The plight of the refugees was one of the talking points the king and the president discussed in their meeting. The king emphasized that “this is a challenge we just cannot turn our backs on,” but noted that the refugees were costing Jordan $550 million per year. Obama said he had pledged an additional $200 million in humanitarian aid this year, up from the original $155 million he announced in January.
This will bring the total contribution of aid related to Syria from the U.S. to $430 million.
Both leaders reiterated their commitments to seeing Syrian President Bashar Assad step down, and to handling what could be a volatile aftermath of his departure. “I am very concerned about Syria becoming an enclave for extremism,” the Associated Press quoted Obama as saying. “The outcome in Syria is not going to be ideal.”

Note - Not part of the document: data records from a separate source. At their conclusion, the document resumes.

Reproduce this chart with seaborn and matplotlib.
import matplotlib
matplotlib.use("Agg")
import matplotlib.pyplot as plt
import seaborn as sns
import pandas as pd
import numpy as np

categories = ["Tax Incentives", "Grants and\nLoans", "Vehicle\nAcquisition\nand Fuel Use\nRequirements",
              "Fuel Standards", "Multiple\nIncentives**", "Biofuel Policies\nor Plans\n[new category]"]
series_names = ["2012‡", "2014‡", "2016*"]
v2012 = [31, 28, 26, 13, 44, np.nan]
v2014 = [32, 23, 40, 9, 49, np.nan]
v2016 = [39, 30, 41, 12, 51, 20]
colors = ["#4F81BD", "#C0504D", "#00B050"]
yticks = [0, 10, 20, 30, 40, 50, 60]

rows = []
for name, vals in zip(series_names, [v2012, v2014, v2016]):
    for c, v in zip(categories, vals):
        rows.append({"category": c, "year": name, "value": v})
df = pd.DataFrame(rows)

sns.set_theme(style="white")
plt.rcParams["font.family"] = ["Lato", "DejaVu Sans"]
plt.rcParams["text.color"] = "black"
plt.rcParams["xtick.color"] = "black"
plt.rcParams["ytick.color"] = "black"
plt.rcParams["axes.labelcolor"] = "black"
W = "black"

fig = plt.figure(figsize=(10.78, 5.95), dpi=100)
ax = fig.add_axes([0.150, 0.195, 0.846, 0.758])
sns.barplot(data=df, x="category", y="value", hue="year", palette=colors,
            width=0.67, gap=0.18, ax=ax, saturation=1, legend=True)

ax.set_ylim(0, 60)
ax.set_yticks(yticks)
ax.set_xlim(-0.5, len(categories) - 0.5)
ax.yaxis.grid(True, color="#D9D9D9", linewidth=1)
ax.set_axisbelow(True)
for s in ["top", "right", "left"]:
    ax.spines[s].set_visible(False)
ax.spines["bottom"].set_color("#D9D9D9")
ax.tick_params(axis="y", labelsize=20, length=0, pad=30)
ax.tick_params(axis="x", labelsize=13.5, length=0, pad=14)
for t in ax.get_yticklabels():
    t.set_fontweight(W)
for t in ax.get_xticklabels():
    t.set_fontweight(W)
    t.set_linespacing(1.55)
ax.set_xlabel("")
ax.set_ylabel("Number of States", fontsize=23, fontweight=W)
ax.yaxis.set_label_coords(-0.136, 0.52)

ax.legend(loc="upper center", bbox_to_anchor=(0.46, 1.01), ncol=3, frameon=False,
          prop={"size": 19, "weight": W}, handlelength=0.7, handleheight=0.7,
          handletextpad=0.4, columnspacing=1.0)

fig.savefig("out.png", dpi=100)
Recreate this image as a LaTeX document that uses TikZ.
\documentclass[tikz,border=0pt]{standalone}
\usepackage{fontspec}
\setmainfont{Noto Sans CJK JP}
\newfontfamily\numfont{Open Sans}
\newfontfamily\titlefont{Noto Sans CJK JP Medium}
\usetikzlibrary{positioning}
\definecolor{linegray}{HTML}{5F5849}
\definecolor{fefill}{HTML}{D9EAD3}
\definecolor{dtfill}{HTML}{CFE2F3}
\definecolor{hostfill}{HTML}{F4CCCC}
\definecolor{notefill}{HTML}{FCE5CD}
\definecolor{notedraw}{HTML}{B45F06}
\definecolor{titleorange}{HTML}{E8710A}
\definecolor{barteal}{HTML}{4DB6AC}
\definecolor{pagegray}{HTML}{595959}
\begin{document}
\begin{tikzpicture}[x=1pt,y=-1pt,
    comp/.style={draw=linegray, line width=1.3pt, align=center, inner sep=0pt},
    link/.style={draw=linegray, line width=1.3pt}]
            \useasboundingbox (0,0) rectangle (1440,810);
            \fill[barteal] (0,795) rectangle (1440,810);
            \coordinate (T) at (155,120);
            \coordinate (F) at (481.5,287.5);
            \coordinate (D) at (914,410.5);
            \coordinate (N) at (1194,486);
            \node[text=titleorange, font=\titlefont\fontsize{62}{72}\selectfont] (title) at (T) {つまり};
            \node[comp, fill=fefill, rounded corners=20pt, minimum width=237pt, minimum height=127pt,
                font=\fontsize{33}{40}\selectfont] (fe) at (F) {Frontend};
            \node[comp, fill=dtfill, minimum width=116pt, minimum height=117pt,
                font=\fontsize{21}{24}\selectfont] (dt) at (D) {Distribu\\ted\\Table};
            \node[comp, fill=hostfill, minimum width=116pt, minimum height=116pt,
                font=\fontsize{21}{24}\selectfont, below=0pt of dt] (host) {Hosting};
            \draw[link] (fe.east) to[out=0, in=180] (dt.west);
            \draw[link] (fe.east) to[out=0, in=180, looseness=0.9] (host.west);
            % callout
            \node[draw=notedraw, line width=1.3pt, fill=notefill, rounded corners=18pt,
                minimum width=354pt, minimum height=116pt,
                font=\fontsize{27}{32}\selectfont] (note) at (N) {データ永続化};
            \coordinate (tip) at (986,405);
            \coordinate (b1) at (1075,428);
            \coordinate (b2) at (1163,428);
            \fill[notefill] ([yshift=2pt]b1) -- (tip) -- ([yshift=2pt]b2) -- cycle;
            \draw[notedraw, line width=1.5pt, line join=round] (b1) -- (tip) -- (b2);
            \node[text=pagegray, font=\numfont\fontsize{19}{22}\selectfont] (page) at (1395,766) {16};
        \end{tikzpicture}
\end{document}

Abdullah and Obama also discussed the stalled Israeli-Arab peace process. Jordan and Egypt are the only two Arab countries to have signed peace deals with Israel, and Reuters reported that the king offered to host both Israeli and Palestinian leaders in Jordan to facilitate talks.
The two also discussed Iran, with Obama saying the U.S. is “open to every option that’s available,” AP reported.